On this edition of Up to Date, host Steve Kraske meets three law enforcement dogs, and their handlers, to find out what it takes for a dog to become a key part of a law enforcement team.
Explosives detection canine Roxi has served in the Bureau of Alcohol, Tobacco, Firearms and Explosives (ATF) for the past seven years. She's trained to detect over 19,000 explosive components, including those found in spent ammunition casings and firearms.
Roxi and special agent canine handler Randy O'Dell travel the country doing explosives sweeps at high-profile sporting events, but more often, they can be found working in the regional ATF bureau. They assist law enforcement agencies in finding evidence of shootings and in explosives investigations. Last month, Roxi was featured on the front page of The Kansas City Star as she assisted the Kansas City Police Department in the search for evidence in the highway shooter investigation.
Kansas City Police Department canine Rosco is only two years old. Yet, he has been serving on the force with officer David Ferber since September 2013.
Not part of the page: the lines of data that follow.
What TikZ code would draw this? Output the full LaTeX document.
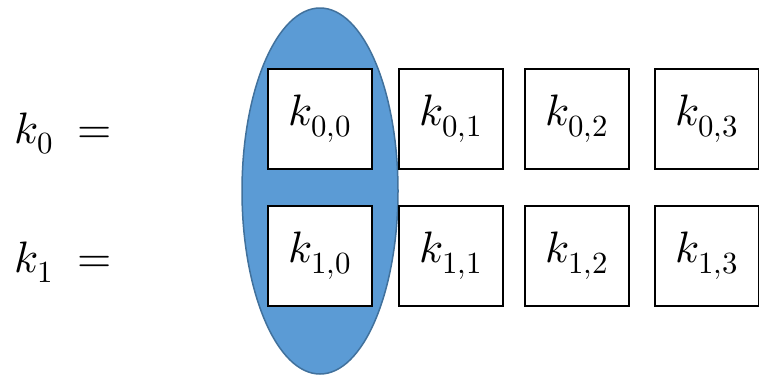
\documentclass[tikz,border=0pt]{standalone}
\usepackage{unicode-math}
\setmathfont{Latin Modern Math}
\usetikzlibrary{shapes.geometric}
\definecolor{ellfill}{HTML}{5B9BD5}
\definecolor{elldraw}{HTML}{41719C}
\begin{document}
\begin{tikzpicture}[x=1pt,y=-1pt,
  cell/.style={draw=black,line width=2pt,fill=white,minimum width=104pt,minimum height=100pt,inner sep=0pt,font=\fontsize{44}{52}\selectfont},
  lbl/.style={anchor=base west,inner sep=0pt,font=\fontsize{44}{52}\selectfont}]
\useasboundingbox (0,0) rectangle (759,376);
\node[ellipse,draw=elldraw,line width=1.5pt,fill=ellfill,minimum width=156pt,minimum height=366pt,inner sep=0pt] (ell) at (320,191) {};
\node[cell] (c00) at (320,119) {$k_{0,0}$};
\node[cell] (c01) at (451,119) {$k_{0,1}$};
\node[cell] (c02) at (576.5,119) {$k_{0,2}$};
\node[cell] (c03) at (707,119) {$k_{0,3}$};
\node[cell] (c10) at (320,256) {$k_{1,0}$};
\node[cell] (c11) at (451,256) {$k_{1,1}$};
\node[cell] (c12) at (576.5,256) {$k_{1,2}$};
\node[cell] (c13) at (707,256) {$k_{1,3}$};
\node[lbl] (l0) at (14,143) {$k_0\;=$};
\node[lbl] (l1) at (14,272) {$k_1\;=$};
\end{tikzpicture}
\end{document}
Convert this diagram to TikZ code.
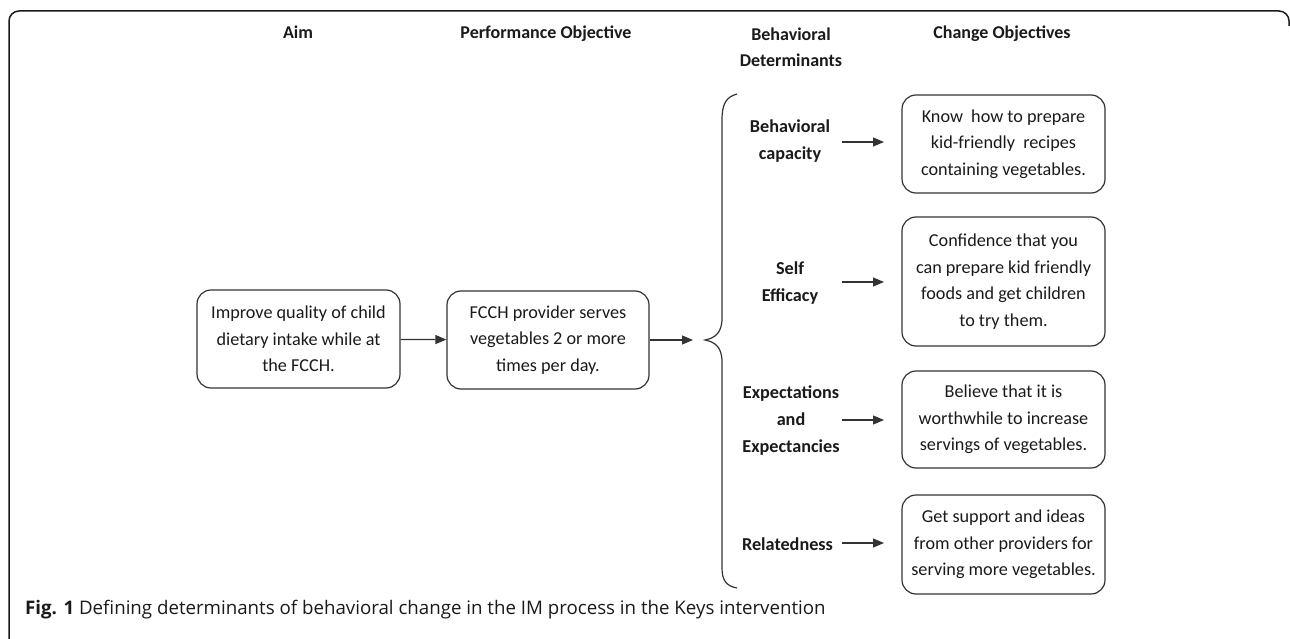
\documentclass[tikz,border=0pt]{standalone}
\usepackage{fontspec}
\setmainfont{Carlito}
\newfontfamily\capfont{Open Sans}
\usetikzlibrary{arrows.meta}
\definecolor{ln}{HTML}{333333}
\definecolor{tx}{HTML}{1A1A1A}
\begin{document}
\begin{tikzpicture}[x=1pt,y=-1pt,
  box/.style={draw=ln, line width=1.2pt, rounded corners=14pt, minimum width=203pt,
    align=center, inner sep=0pt, text=tx, font=\fontsize{18.2}{26.5}\selectfont},
  head/.style={align=center, inner sep=0pt, text=tx, font=\bfseries\fontsize{18}{26}\selectfont},
  det/.style={align=center, inner sep=0pt, text=tx, font=\bfseries\fontsize{18.2}{27}\selectfont},
  arr/.style={draw=ln, line width=1.2pt, -{Triangle[length=11pt,width=9pt]}},
  frame/.style={draw=tx, line width=1.5pt, rounded corners=10pt}]
\useasboundingbox (0,0) rectangle (1290,639);
% outer frame
\draw[frame] (9,645) -- (9,11) -- (1289,11) -- (1289,26);
% headers
\node[head, anchor=base] (hAim) at (298,39) {Aim};
\node[head, anchor=base] (hPO) at (546,39) {Performance Objective};
\node[head] (hBD) at (791,47.5) {Behavioral\\Determinants};
\node[head, anchor=base] (hCO) at (1002,39) {Change Objectives};
% main boxes
\node[box, minimum height=98pt] (aim) at (298.5,339) {Improve quality of child\\dietary intake while at\\the FCCH.};
\node[box, minimum width=202pt, minimum height=98pt] (po) at (548,340) {FCCH provider serves\\vegetables 2 or more\\times per day.};
\draw[arr] (aim) -- (po);
\coordinate (bArr) at (693,340);
\draw[arr] (po) -- (bArr);
% brace
\coordinate (bTip) at (705,340);
\coordinate (bTop) at (737,94);
\coordinate (bBot) at (737,588);
\draw[draw=ln, line width=1.2pt] (bTop) .. controls (726,97) and (722,104) .. (722,120)
  -- (722,318) .. controls (722,333) and (715,338) .. (bTip)
  .. controls (715,342) and (722,347) .. (722,362)
  -- (722,568) .. controls (722,580) and (726,586) .. (bBot);
% determinants
\node[det] (d1) at (790,141.5) {Behavioral\\capacity};
\node[det] (d2) at (790,283.5) {Self\\Efficacy};
\node[det] (d3) at (791,421) {Expectations\\and\\Expectancies};
\node[det] (d4) at (787.5,544) {Relatedness};
% change objectives
\node[box, minimum height=98pt] (co1) at (1003.5,144) {Know\ \ how to prepare\\kid-friendly\ \ recipes\\containing vegetables.};
\node[box, minimum height=129pt] (co2) at (1003.5,281.5) {Confidence that you\\can prepare kid friendly\\foods and get children\\to try them.};
\node[box, minimum height=97pt] (co3) at (1003.5,419.5) {Believe that it is\\worthwhile to increase\\servings of vegetables.};
\node[box, minimum height=99pt] (co4) at (1003.5,544.5) {Get support and ideas\\from other providers for\\serving more vegetables.};
% arrows determinant -> change objective
\coordinate (s1) at (842,142); \coordinate (e1) at (884,142);
\coordinate (s2) at (842,282); \coordinate (e2) at (884,282);
\coordinate (s3) at (842,420); \coordinate (e3) at (884,420);
\coordinate (s4) at (842,543); \coordinate (e4) at (884,543);
\draw[arr] (s1) -- (e1);
\draw[arr] (s2) -- (e2);
\draw[arr] (s3) -- (e3);
\draw[arr] (s4) -- (e4);
% caption
\node[anchor=base west, inner sep=0pt, text=tx, font=\capfont\fontsize{18.7}{20}\selectfont] (cap) at (25,614)
  {\textbf{Fig. 1} Defining determinants of behavioral change in the IM process in the Keys intervention};
\end{tikzpicture}
\end{document}
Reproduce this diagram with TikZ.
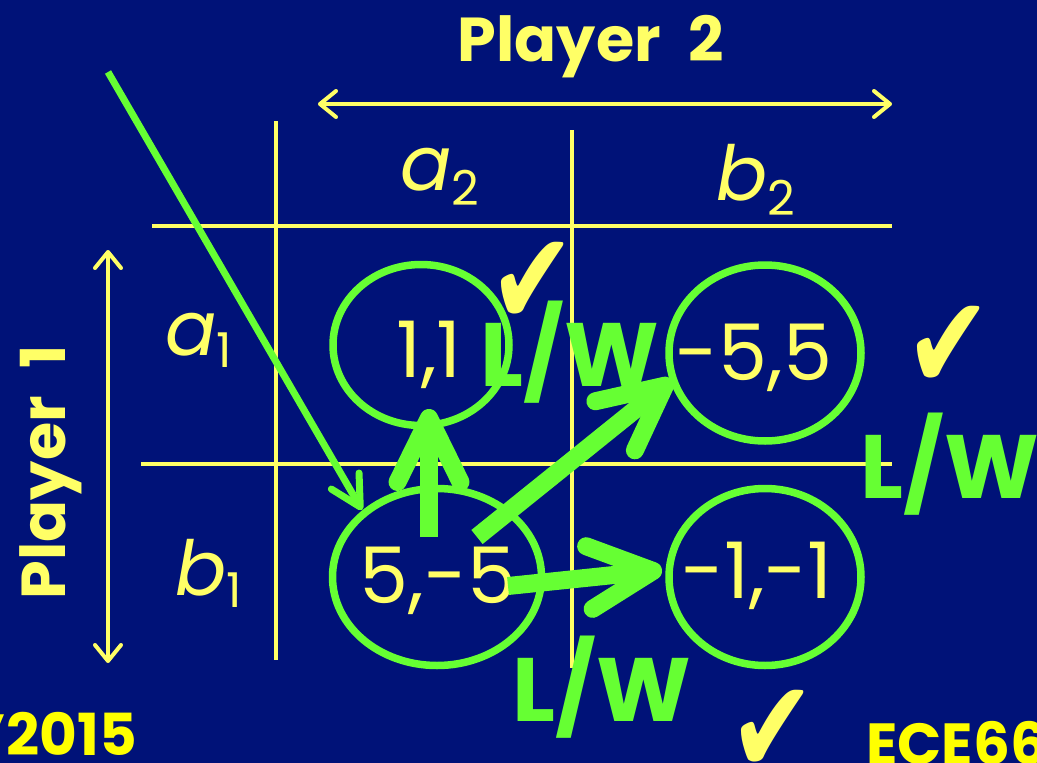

In one of his more memorable cases, Rosco located one-quarter pound of methamphetamine, one pound of marijuana, a handgun, and an undisclosed amount of cash, all inside a safe.
Tana, a 4 ½ year-old labrador, works with chief investigator Rose Razmiarek in the investigation division of the Kansas Office of the State Fire Marshal. An accelerant detection canine, she works cases throughout Kansas. Tana was raised by a military family in California to be an assistance dog. In September 2010, she switched service careers.
In multiple cases, Tana has found evidence resulting in convictions, including convictions against firefighters. Her most notable case is the recent conviction of a man for aggravated arson, murder, and child endangerment. While holding his child in his arms, the man set his house on fire, resulting in the death of his wife and severe burns to his child. Tana found evidence that led to an aggravated arson conviction.
When not investigating fires, Tana conducts demonstrations and promotes fire safety. She works with children during fire prevention week and is a regular at Kansas State Fair Emergency Preparedness Day events. At home, Tana enjoys playing fetch and spending time with her other animal family members.